Sections are groups of instruments that practice together during rehearsal. Both Siemen and Skelton share this role, going from group to group answering questions, clarifying details, and making sure every member stays on track and is focused.

“The easiest part for me is showing up for practice. Once you’re in practice you just do what you’ve been taught, and if you have problems just fix them,” Skelton said.
“The easiest part is showing up and the hardest part is actually putting in the work, but it’s just if you have the will and the dedication to do it, it’s easy,” Siemen said.

The expectations are high for Skelton and Siemen as they lead the band through competitions. The hardest part about these competitions, as Shelton has said, is having someone there that knows music and knows what you did wrong.

Their next performance is on Oct. 28. This will be their state assessment, and the band will be performing Tribes Of A New World, a mix of different melodies representing the many cultures of the world.

“We listen to judges’ tapes so we can get a higher score, so when we get to the state level we can come in with a one,” Siemen said.

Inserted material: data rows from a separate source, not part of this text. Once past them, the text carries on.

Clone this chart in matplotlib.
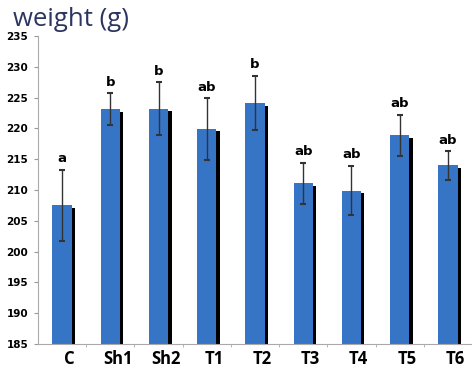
import numpy as np
import matplotlib
matplotlib.use("Agg")
import matplotlib.pyplot as plt

# data
groups = ["C", "Sh1", "Sh2", "T1", "T2", "T3", "T4", "T5", "T6"]
means = [207.5, 223.1, 223.2, 219.9, 224.1, 211.1, 209.9, 218.9, 214.0]
errs = [5.8, 2.6, 4.3, 5.0, 4.4, 3.3, 4.0, 3.3, 2.3]
letters = ["a", "b", "b", "ab", "b", "ab", "ab", "ab", "ab"]

fig = plt.figure(figsize=(4.72, 3.75), dpi=100)
ax = fig.add_axes([38/472, 1 - 344/375, 1 - 38/472, (344 - 36)/375])

x = np.arange(len(groups))
w = 0.4
base = 185

# shadow behind each bar
ax.bar(x + 0.07, np.array(means) - base - 0.4, w, bottom=base,
       color="black", zorder=1)
ax.bar(x, np.array(means) - base, w, bottom=base, color="#3674c6", zorder=2)
ax.errorbar(x, means, yerr=errs, fmt="none", ecolor="#333333",
            elinewidth=1, capsize=2.5, capthick=1.5, zorder=3)

for xi, m, e, l in zip(x, means, errs, letters):
    ax.text(xi, m + e + 1.8, l, ha="center", va="center", fontsize=9.5,
            fontweight="heavy", family="DejaVu Sans Condensed", zorder=4)

ax.set_xlim(-0.5, 8.5)
ax.set_ylim(185, 235)
ax.set_yticks(range(185, 236, 5))
ax.tick_params(axis="y", labelsize=7.5, length=3, color="#999999", pad=4)
for t in ax.get_yticklabels():
    t.set_fontweight("bold")
    t.set_family("DejaVu Sans Condensed")

ax.set_xticks(x + 0.15)
ax.set_xticklabels(groups, fontsize=12, fontweight="bold", family="Open Sans")
ax.tick_params(axis="x", length=0, pad=4)
ax.set_xticks(x[:-1] + 0.5, minor=True)
ax.tick_params(axis="x", which="minor", length=2, color="#aaaaaa")

for s in ["top", "right"]:
    ax.spines[s].set_visible(False)
ax.spines["left"].set_color("#aaaaaa")
ax.spines["bottom"].set_color("#aaaaaa")

fig.text(13/472, 1 - 19/375, "weight (g)", fontsize=18.5, color="#2b3560",
         family="Open Sans", va="center", ha="left")

fig.savefig("out.png", dpi=100)
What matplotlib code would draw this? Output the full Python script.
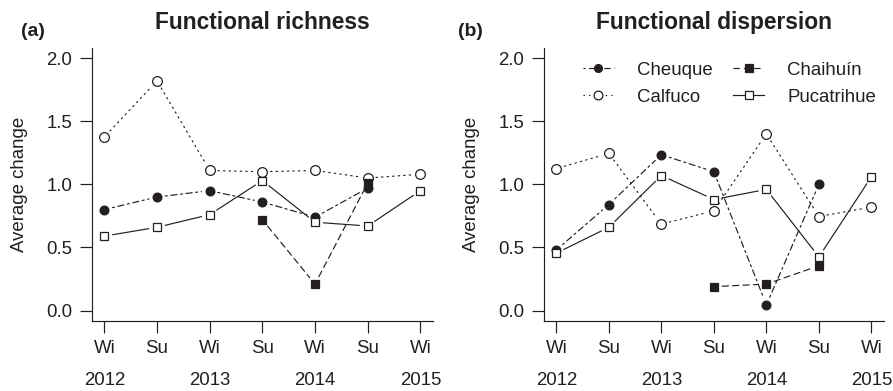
import numpy as np
import matplotlib
matplotlib.use("Agg")
import matplotlib.pyplot as plt
import matplotlib.transforms as mtransforms
from matplotlib.lines import Line2D
from matplotlib.ticker import FormatStrFormatter

plt.rcParams['font.family'] = ['Liberation Sans', 'DejaVu Sans']
plt.rcParams['lines.scale_dashes'] = False

nan = np.nan
season_labels = ['Wi', 'Su', 'Wi', 'Su', 'Wi', 'Su', 'Wi']
year_labels = ['2012', '2013', '2014', '2015']
site_names = ['Cheuque', 'Calfuco', 'Chaihuín', 'Pucatrihue']

rich_cheuque = [0.80, 0.90, 0.95, 0.86, 0.74, 0.97, nan]
rich_calfuco = [1.375, 1.82, 1.11, 1.10, 1.11, 1.05, 1.08]
rich_chaihuin = [nan, nan, nan, 0.72, 0.21, 1.01, nan]
rich_pucatrihue = [0.59, 0.66, 0.76, 1.03, 0.70, 0.67, 0.95]

disp_cheuque = [0.48, 0.84, 1.235, 1.10, 0.045, 1.00, nan]
disp_calfuco = [1.125, 1.245, 0.685, 0.79, 1.40, 0.745, 0.82]
disp_chaihuin = [nan, nan, nan, 0.19, 0.21, 0.355, nan]
disp_pucatrihue = [0.455, 0.66, 1.07, 0.88, 0.96, 0.425, 1.06]

INK = '#231f20'
FS = 13.4

styles = {
    'Cheuque': dict(ls=(0, (1.5, 2.5, 4.5, 2.5)), marker='o', mfc=INK, ms=6.3),
    'Calfuco': dict(ls=(0, (1, 3)), marker='o', mfc='white', ms=7.0),
    'Chaihuín': dict(ls=(0, (4.5, 3)), marker='s', mfc=INK, ms=5.8),
    'Pucatrihue': dict(ls='-', marker='s', mfc='white', ms=5.8),
}

panels = [
    ('Functional richness', '(a)', [rich_cheuque, rich_calfuco, rich_chaihuin, rich_pucatrihue]),
    ('Functional dispersion', '(b)', [disp_cheuque, disp_calfuco, disp_chaihuin, disp_pucatrihue]),
]

W, H = 893, 391
fig = plt.figure(figsize=(W / 100, H / 100), dpi=100)
ax_rects = [[91.7 / W, 1 - 320.7 / H, 341.3 / W, 272.7 / H],
            [543.7 / W, 1 - 320.7 / H, 340.3 / W, 272.7 / H]]
letter_x = [21 / W, 458 / W]
ylabel_x = [19.5 / W, 472 / W]

x_pos = np.arange(1, len(season_labels) + 1)

axes = []
for k, (title, letter, series) in enumerate(panels):
    ax = fig.add_axes(ax_rects[k])
    axes.append(ax)
    for name, y in zip(site_names, series):
        st = styles[name]
        y = np.asarray(y, dtype=float)
        for i in range(len(y) - 1):
            if np.isfinite(y[i]) and np.isfinite(y[i + 1]):
                ax.annotate('', xy=(x_pos[i + 1], y[i + 1]), xytext=(x_pos[i], y[i]),
                            xycoords='data',
                            arrowprops=dict(arrowstyle='-', shrinkA=6.0, shrinkB=6.0,
                                            lw=0.85, linestyle=st['ls'], color=INK))
        ax.plot(x_pos, y, ls='none', marker=st['marker'], mfc=st['mfc'], mec=INK,
                mew=0.9, ms=st['ms'], clip_on=False, zorder=3)

    ax.set_xlim(0.76, 7.24)
    ax.set_ylim(-0.08, 2.08)
    ax.set_yticks([0, 0.5, 1.0, 1.5, 2.0])
    ax.yaxis.set_major_formatter(FormatStrFormatter('%.1f'))
    ax.set_xticks(x_pos, season_labels)
    for s in ['top', 'right']:
        ax.spines[s].set_visible(False)
    for s in ['left', 'bottom']:
        ax.spines[s].set_color(INK)
        ax.spines[s].set_linewidth(0.85)
    ax.tick_params(direction='out', length=8.6, width=0.85, pad=5.5,
                   labelsize=FS, colors=INK)
    trans = mtransforms.blended_transform_factory(ax.transData, ax.transAxes)
    for pos, lab in zip(x_pos[::2], year_labels):
        ax.text(pos, -0.2175, lab, transform=trans, ha='center', va='center',
                fontsize=FS, color=INK, clip_on=False)
    ax.set_title(title, fontsize=16.4, fontweight='bold', pad=13.5, color=INK)
    fig.text(letter_x[k], 1 - 31.5 / H, letter, fontsize=14, fontweight='bold',
             ha='left', va='center', color=INK)
    fig.text(ylabel_x[k], 1 - 184.3 / H, 'Average change', rotation=90,
             ha='center', va='center', fontsize=FS, color=INK)

handles = []
for name in site_names:
    st = styles[name]
    handles.append(Line2D([], [], color=INK, lw=0.85, ls=st['ls'], marker=st['marker'],
                          mfc=st['mfc'], mec=INK, mew=0.9, ms=st['ms'] * 0.9))
leg = axes[1].legend(handles, site_names, ncol=2, frameon=False, loc='upper left',
                     bbox_to_anchor=(0.1155, 0.950), borderaxespad=0, borderpad=0,
                     fontsize=FS, handlelength=1.65, handletextpad=1.25,
                     columnspacing=1.1, labelspacing=0.55, numpoints=1)
for t in leg.get_texts():
    t.set_color(INK)

fig.savefig('out.png', dpi=100)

For those that are not aware of the judging scale, it goes from one the highest, to three the lowest and, as Siemen said, they always push to get the one.

Completing this assessment could mean high scores for the majors and the members, this could eventually lead them to the VA Honors Association, meaning they did extremely well on an SOL type assessment, which is very important to the band because it is like getting an ‘A’ on an important test.